## The problem
The line containing "(0,0) rectangle (395,331);" marks the end: extract everything from the first line of the data through that line, exactly, with no pictures.

## Data block
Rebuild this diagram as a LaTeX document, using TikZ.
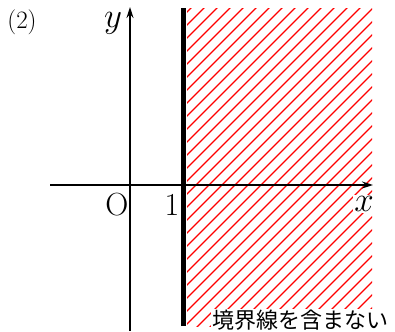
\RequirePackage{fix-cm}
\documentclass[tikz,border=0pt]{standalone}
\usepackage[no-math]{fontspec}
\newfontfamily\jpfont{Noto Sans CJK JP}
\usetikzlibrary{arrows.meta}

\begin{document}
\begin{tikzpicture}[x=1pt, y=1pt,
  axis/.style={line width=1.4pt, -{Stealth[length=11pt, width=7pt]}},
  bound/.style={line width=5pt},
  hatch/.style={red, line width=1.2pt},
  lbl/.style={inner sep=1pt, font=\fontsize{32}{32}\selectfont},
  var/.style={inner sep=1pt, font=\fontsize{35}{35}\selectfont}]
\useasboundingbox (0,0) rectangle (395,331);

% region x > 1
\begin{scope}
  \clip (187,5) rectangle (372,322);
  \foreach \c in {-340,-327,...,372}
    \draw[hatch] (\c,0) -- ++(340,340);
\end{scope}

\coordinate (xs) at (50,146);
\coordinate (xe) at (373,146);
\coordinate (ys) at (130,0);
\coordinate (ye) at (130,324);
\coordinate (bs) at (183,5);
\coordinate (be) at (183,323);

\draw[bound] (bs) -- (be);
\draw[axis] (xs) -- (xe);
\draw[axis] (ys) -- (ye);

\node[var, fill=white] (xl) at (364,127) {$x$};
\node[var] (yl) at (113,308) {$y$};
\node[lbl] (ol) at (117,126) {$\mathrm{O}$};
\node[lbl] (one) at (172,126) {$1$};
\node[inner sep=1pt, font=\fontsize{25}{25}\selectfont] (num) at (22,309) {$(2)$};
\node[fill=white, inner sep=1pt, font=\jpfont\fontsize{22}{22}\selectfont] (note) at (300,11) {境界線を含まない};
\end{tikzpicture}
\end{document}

## Exercise result
Rebuild this diagram as a LaTeX document, using TikZ.
\RequirePackage{fix-cm}
\documentclass[tikz,border=0pt]{standalone}
\usepackage[no-math]{fontspec}
\newfontfamily\jpfont{Noto Sans CJK JP}
\usetikzlibrary{arrows.meta}

\begin{document}
\begin{tikzpicture}[x=1pt, y=1pt,
  axis/.style={line width=1.4pt, -{Stealth[length=11pt, width=7pt]}},
  bound/.style={line width=5pt},
  hatch/.style={red, line width=1.2pt},
  lbl/.style={inner sep=1pt, font=\fontsize{32}{32}\selectfont},
  var/.style={inner sep=1pt, font=\fontsize{35}{35}\selectfont}]
\useasboundingbox (0,0) rectangle (395,331);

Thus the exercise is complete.